DynamoDB's cost model is built on Read and Write Capacity Units. It's likely that you'll start out in the free tier and it's still good to start building up an understanding of how what you do in DynamoDB will affect how much you pay.
Don't Worry too much. The amounts we're talking about here are dollars for up to a million units.
Instructor: [00:00] We said earlier that DynamoDB has two major pricing models, on-demand and provisioned. The table we're looking at right now has a provision capacity, per beat capacity, as well as write capacity.
[00:12] That capacity is 5 for both. If we look at an on-demand table, you'll see that the read-write capacity mode is on-demand and that there's no provision values. Let's look at what a read capacity unit and a write capacity unit are. When you read from a DynamoDB table for an item up to 4 KB in size, that counts as one read capacity unit.

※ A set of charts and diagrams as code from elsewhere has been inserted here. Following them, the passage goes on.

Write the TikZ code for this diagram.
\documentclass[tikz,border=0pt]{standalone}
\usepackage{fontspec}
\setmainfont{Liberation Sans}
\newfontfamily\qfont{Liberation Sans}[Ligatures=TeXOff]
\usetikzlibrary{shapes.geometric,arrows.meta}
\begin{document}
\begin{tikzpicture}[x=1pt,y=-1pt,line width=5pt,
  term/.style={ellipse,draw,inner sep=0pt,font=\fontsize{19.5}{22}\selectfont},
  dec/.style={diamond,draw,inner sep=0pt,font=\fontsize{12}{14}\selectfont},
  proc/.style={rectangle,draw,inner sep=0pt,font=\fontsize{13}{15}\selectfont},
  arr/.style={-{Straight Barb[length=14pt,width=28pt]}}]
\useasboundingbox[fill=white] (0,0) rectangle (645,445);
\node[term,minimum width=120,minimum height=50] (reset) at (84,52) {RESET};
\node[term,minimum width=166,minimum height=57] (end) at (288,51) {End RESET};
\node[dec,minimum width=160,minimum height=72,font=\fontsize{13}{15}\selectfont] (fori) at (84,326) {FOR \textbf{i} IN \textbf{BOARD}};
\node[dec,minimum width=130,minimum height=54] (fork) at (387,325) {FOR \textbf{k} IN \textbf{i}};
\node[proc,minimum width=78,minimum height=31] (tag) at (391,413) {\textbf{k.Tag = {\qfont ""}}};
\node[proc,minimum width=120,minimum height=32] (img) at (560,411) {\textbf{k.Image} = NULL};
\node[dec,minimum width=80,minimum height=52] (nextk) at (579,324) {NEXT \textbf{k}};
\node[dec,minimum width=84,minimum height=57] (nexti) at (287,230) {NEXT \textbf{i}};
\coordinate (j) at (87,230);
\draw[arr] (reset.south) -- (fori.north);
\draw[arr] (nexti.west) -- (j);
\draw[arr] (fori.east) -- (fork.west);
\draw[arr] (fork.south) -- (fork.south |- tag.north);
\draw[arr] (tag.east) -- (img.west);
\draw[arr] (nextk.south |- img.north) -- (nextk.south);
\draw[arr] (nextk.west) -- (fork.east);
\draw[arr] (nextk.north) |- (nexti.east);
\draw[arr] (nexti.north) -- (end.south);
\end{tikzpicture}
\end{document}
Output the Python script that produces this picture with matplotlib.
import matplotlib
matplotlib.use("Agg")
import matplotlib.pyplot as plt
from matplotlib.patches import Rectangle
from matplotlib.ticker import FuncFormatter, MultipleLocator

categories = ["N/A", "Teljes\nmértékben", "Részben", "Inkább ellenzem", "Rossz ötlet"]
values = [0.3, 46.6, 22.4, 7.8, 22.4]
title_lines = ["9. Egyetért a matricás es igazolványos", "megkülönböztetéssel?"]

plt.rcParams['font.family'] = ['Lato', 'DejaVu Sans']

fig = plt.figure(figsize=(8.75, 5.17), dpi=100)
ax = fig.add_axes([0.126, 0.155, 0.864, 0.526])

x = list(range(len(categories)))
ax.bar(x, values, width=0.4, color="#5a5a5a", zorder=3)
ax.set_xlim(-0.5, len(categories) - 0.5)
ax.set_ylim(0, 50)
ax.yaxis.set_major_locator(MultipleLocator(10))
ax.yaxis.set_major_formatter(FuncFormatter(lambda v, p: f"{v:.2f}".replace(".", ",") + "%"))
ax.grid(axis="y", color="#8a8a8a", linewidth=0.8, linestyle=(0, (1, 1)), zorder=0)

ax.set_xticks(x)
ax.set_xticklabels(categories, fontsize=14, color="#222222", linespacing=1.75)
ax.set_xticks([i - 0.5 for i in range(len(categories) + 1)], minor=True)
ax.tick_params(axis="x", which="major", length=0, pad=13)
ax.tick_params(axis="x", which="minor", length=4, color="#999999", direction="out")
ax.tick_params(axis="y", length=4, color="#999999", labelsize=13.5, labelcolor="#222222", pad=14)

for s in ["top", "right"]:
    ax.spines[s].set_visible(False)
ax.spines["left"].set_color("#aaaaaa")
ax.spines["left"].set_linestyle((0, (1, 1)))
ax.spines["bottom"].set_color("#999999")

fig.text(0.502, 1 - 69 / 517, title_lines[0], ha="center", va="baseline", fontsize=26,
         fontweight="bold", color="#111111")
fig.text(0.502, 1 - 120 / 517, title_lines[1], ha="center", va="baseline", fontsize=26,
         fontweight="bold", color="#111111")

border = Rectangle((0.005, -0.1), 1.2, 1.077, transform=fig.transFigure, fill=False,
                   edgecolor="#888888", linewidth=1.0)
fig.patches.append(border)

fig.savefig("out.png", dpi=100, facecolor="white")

[00:32] For example, if your item was 8 KB, that would count as two read capacity units. It's the same thing for write capacity units except the amount is smaller. When you're writing, 1 KB is one write capacity unit. A 2 KB item would require two write capacity units.
[00:49] For both read capacity and write capacity units, you have the option of making them strongly consistent or transactional. In this case, that doubles the size of the read capacity unit or write capacity units.
[01:01] If we were reading an item that's 4 KB in size with a strongly consistent or transactional read, it would count as two read capacity units. The same thing happens for transactional writes. If we had an item that was 3 KB or you're going to include it in a transaction write request, that will cost us six write capacity units.
[01:20] If this is a little hard to hold in your head, Dynobase has a DynamoDB pricing calculator that handles the on-demand and provision capacity modes. If we were going to provision 10 write capacity units and 10 read capacity units per second under the free tier, that wouldn't cost us anything. If we weren't using the free tier, that would cost us about six dollars a month.
[01:40] Note that how much data in the table also affects your cost, but we're not talking about how much data is in your table in this video.